The Alawis are, as the saying goes, an "offshoot" of Shia Islam and are close to Syria for a very obvious reason: President Bashar al-Assad of Syria is an Alawi and so are most of the powerful men in Syria.

The soldiers murdered in Wednesday's bomb were members of a large military force deployed after Sunni-Alawi sectarian gunbattles had killed 22 Lebanese and wounded another 68 in June and July alone. The battles still continue.

Syria Street is a shameful place of ethnic cleansing, of burnt-out apartments and smashed shops, of fear and unemployment. "Don't stand here any longer because you can be shot from the top of the side road," Rabih al-Badawi quietly informed me as we inspected the wreckage.

Rabih's business card says he is in "General Trading" - he is a Sunni and he sells lavatory fitings - but his "trading" took a blow this summer when he refused to pay protection money to local gangs. He takes me through his upper offices, carbonised, trashed, looted, his remaining windows starred with bullet holes. Outside, bullets crackle in the hot afternoon. It's like a return to the old Beirut of the war.

"Look at these shops," Rabih tells me as we stroll down Syria Street with a grotesque display of self-confidence. "This is Alawi-owned. Bullet holes in the door. This is Alawi. The same. These are Sunni shops: all burnt out."

Was all this, perhaps, the work of Abdullah's "unknown forces"? "I think this is the work of weapons' dealers," Rabih replies at once. "They want to sell guns. So here everyone needs a gun because everyone is frightened. So the place has filled up with guns. The army does nothing. Why not? Don't they know the names of the gangs? Don't they know who is behind this?"

I take a drive round the corner to the slums of the little Alawi community, and there is Ahmed Saadedin, sipping coffee opposite another row of "martyrs" pictures, this time of Alawis, who says, correctly, that at least 9,000 Alawi refugees have fled their homes here.

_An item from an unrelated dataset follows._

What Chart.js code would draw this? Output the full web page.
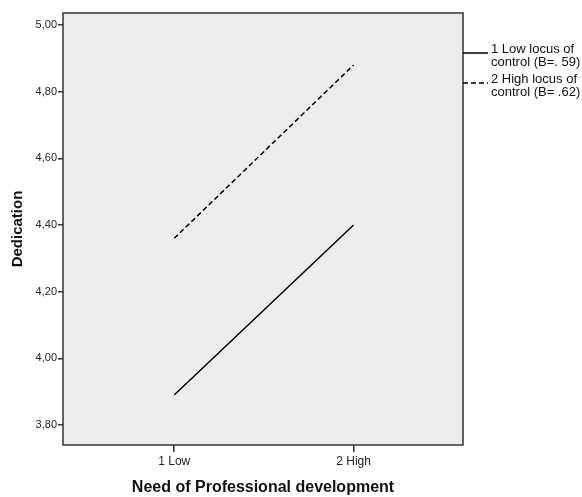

"The violence started after Hariri's assassination," Ahmed says. "When Syria's forces were here, all Lebanon enjoyed security." Which - if you forget the presence of 40,000 Syrian troops, two Israeli invasions and a 15-year civil war - is an absolutely correct statement.

The truth is that Tripoli has slunk back into the civil war, block after block of gaunt, workless homes in which the Salafists and the "al-Islamists" and the haunted young men who have returned from their "jihad" against the Americans in Iraq now nestle and ponder a dangerous, frightening future amid these disgraceful battles.

In Tripoli, the fears of every Lebanese are brought to fulfillment; it's the cold fear of those "outside forces" that roam throughout the Middle East.

Lebanon's bitter legacy

Independent from French rule since 1943, Lebanon has four million people made up of numerous religious groups. The 15-year civil war ended in 1990, but the country is still deeply unstable. The worst violence since the civil war erupted in 2006 when a month-long war broke out with Israel. When President Emile Lahoud's term finished in November 2007, the dispute over his successor led to a six-month power vacuum. Finally, in May, the former army chief Michel Suleiman was chosen as President, and on Tuesday a new cabinet was approved by MPs. The country has been shaken by political assassinations since the February 2005 killing of the former prime minister Rafik Hariri. The role of Syria, which withdrew its troops in 2005 after 29 years, has been a source of conflict. But this week Lebanon and Syria agreed to establish diplomatic relations.